What you are asked to do - Search the entries below. Return every line that has "matplotlib" in it.

[START Material provided]

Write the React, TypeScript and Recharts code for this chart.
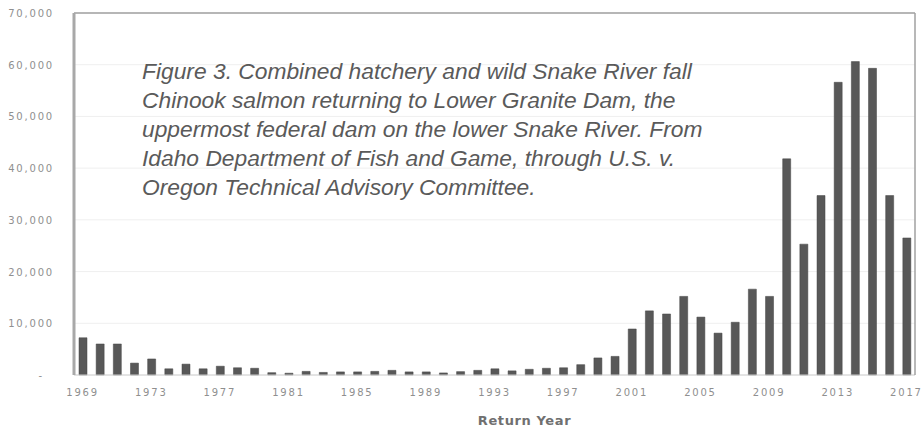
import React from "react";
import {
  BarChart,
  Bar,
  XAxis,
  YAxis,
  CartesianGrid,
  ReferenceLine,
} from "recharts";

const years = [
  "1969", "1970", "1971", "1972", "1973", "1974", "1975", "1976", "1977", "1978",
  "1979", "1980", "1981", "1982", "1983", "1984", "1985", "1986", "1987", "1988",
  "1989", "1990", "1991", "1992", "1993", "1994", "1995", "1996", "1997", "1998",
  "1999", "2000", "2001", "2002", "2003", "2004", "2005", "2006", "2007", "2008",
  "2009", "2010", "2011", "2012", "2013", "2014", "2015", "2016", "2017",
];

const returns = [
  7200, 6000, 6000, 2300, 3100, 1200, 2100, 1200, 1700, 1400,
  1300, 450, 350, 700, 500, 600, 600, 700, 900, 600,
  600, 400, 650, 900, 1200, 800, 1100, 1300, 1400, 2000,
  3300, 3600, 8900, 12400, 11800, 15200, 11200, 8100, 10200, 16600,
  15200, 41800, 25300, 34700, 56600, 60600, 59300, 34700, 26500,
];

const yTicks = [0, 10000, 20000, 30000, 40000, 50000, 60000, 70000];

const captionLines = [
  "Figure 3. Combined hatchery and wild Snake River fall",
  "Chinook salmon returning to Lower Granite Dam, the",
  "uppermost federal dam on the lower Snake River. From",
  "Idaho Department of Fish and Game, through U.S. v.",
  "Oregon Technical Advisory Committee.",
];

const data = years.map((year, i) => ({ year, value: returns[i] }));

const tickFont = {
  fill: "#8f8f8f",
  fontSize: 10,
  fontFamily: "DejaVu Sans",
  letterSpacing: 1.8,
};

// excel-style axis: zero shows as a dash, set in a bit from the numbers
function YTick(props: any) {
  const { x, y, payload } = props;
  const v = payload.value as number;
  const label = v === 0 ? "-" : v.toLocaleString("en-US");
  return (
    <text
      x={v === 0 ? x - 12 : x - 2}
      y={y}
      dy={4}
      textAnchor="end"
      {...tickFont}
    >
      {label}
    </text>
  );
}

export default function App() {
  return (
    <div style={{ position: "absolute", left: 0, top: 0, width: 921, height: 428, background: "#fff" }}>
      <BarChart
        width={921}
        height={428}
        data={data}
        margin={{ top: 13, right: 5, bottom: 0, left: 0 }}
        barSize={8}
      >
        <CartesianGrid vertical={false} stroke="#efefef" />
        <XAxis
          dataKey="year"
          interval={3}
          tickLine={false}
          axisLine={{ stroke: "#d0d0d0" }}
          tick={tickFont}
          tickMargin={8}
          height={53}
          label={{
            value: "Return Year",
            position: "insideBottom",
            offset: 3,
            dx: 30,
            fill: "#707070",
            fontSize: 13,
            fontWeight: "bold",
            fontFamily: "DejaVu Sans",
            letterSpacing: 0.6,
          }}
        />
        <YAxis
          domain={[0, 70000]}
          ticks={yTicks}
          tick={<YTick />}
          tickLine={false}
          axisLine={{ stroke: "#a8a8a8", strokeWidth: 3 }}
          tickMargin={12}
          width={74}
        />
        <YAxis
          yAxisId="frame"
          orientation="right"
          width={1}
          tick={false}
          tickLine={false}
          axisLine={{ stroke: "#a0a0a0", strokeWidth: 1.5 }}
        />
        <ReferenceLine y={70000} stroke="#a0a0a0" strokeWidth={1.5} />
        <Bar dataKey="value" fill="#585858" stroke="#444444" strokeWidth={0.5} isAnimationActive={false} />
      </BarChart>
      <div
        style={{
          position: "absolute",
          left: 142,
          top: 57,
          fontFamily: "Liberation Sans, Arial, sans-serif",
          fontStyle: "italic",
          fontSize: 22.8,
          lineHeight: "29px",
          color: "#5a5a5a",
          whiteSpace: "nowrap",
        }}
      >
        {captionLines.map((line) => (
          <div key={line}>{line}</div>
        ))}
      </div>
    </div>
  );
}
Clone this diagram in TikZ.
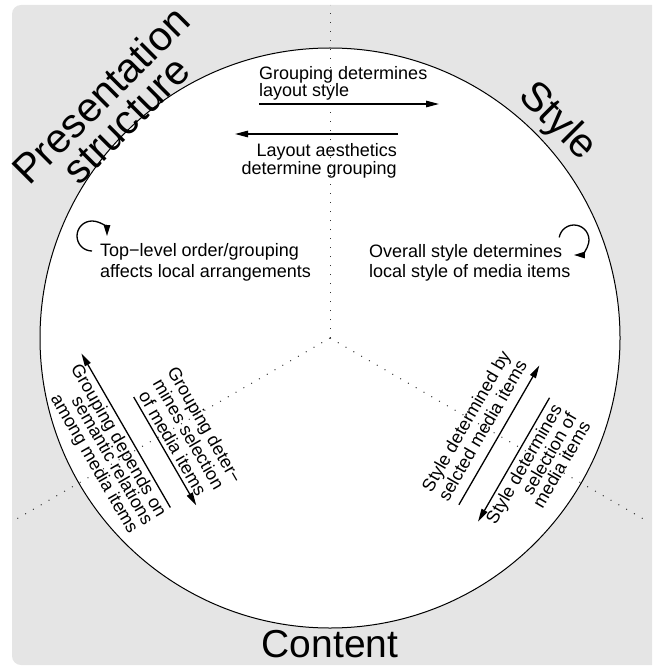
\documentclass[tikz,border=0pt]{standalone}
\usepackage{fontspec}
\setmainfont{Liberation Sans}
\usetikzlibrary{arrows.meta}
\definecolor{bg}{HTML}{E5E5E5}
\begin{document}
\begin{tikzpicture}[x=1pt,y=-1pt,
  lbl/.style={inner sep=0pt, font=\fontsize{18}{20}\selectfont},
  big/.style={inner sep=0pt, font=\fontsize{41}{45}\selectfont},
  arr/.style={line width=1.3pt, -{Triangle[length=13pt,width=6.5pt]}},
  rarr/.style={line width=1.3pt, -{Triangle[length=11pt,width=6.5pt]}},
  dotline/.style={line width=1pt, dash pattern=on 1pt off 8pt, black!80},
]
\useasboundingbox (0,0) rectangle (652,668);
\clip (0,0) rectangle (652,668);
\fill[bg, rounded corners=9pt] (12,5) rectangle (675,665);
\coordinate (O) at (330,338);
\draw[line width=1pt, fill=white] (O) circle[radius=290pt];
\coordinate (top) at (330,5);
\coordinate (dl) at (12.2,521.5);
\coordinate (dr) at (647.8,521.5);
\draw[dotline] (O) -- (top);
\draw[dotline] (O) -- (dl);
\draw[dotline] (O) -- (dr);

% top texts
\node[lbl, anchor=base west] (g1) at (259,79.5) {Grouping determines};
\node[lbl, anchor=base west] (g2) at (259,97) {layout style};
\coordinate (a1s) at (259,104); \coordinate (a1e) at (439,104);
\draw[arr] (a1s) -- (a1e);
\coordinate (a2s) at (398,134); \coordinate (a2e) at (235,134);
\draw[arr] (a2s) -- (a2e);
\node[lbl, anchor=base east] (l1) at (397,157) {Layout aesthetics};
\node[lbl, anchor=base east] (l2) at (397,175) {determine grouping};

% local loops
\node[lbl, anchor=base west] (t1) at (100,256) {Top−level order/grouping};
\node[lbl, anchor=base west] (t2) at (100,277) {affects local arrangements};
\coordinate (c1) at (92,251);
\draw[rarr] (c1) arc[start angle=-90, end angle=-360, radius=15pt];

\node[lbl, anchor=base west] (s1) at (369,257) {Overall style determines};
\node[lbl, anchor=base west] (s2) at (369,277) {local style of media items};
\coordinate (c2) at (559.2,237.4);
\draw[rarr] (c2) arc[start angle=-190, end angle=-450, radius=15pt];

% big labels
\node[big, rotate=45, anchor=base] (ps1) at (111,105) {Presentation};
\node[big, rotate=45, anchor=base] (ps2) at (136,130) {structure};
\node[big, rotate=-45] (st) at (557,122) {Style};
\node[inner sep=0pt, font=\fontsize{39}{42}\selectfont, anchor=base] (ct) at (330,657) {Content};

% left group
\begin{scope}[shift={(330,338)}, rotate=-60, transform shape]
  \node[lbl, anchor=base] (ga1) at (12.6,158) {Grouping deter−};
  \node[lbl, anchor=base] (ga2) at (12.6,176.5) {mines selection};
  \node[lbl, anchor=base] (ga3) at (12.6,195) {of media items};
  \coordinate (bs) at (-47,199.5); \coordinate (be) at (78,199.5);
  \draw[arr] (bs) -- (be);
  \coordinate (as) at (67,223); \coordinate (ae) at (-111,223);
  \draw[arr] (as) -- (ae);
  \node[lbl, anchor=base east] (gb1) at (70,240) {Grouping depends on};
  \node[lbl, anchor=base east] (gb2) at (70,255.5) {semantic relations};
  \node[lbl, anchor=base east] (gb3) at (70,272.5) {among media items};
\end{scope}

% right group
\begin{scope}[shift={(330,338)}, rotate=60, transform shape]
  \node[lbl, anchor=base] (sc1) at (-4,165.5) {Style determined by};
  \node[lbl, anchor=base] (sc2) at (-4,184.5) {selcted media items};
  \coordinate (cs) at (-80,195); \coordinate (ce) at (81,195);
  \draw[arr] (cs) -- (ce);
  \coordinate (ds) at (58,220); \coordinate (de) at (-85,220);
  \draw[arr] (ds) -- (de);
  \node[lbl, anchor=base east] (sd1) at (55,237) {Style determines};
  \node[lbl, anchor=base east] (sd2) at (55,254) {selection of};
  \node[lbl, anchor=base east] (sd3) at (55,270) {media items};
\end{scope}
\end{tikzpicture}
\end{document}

[END Material provided]
[START Material provided]

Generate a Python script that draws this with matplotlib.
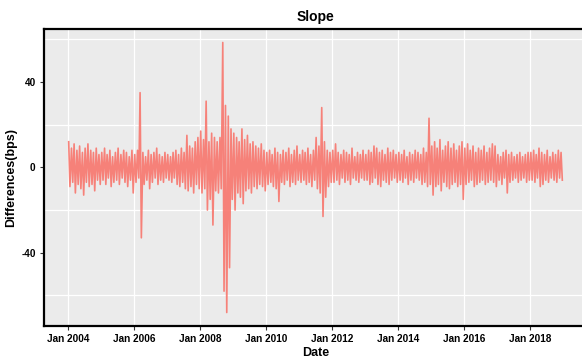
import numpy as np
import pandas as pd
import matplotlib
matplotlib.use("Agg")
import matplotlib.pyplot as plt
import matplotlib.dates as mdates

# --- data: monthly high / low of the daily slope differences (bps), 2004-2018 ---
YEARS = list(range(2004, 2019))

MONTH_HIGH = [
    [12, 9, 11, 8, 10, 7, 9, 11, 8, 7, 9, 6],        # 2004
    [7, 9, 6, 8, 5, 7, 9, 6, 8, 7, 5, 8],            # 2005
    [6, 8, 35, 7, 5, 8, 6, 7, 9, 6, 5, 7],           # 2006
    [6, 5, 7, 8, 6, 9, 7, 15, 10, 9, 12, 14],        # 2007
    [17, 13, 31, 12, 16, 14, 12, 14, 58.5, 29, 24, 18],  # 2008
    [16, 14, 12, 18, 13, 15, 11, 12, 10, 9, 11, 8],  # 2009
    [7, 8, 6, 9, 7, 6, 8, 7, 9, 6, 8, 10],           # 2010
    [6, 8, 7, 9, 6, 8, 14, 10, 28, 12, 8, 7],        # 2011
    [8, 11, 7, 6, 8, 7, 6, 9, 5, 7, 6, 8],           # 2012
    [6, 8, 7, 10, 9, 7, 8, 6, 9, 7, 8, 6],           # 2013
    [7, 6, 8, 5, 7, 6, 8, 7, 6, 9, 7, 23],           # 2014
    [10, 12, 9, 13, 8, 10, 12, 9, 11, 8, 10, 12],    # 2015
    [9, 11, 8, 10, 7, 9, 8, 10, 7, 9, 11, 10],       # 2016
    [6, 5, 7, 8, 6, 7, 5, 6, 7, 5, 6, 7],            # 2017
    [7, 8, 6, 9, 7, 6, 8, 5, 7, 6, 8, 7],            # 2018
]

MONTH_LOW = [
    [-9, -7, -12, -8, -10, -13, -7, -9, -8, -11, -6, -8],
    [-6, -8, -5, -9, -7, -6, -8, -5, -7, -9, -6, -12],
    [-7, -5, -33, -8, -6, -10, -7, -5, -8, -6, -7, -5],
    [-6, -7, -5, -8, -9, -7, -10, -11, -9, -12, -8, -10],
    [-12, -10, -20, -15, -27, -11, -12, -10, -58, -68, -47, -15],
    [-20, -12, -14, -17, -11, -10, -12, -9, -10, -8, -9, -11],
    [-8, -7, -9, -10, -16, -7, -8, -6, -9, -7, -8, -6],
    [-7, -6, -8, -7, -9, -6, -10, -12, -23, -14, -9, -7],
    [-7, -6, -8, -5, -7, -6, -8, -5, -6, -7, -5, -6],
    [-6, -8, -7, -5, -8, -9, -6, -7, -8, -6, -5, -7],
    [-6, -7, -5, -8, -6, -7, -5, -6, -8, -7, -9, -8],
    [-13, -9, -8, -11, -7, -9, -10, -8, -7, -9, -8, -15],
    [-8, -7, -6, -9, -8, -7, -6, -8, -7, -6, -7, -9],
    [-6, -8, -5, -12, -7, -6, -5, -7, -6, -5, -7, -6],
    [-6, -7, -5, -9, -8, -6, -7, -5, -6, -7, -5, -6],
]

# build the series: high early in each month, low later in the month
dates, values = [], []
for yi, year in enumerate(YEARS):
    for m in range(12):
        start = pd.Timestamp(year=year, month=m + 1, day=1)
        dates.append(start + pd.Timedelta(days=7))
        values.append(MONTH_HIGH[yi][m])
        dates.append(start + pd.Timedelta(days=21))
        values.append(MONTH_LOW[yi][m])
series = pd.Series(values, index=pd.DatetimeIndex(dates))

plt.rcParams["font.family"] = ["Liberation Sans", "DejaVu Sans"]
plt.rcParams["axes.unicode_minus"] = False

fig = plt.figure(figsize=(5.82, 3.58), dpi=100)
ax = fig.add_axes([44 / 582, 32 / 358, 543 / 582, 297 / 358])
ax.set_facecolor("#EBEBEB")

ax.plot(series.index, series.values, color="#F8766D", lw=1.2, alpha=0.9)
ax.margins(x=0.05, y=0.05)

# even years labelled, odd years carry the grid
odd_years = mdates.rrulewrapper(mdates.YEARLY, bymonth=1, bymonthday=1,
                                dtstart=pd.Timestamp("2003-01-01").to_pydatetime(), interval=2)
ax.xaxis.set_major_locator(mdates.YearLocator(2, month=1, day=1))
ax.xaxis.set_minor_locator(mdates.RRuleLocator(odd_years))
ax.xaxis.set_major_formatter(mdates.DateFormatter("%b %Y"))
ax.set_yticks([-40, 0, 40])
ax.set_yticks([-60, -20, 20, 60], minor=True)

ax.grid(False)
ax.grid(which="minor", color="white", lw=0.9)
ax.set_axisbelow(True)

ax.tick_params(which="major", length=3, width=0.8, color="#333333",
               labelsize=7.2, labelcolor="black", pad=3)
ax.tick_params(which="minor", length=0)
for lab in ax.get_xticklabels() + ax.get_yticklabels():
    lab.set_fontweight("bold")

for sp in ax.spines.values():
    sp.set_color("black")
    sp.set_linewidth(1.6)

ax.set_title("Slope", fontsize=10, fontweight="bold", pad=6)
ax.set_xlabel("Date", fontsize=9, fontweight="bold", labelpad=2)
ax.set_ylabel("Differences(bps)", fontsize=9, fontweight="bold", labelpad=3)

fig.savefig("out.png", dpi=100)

[END Material provided]

Output of the exercise -
Generate a Python script that draws this with matplotlib.
import matplotlib
matplotlib.use("Agg")
import matplotlib.pyplot as plt
import matplotlib.dates as mdates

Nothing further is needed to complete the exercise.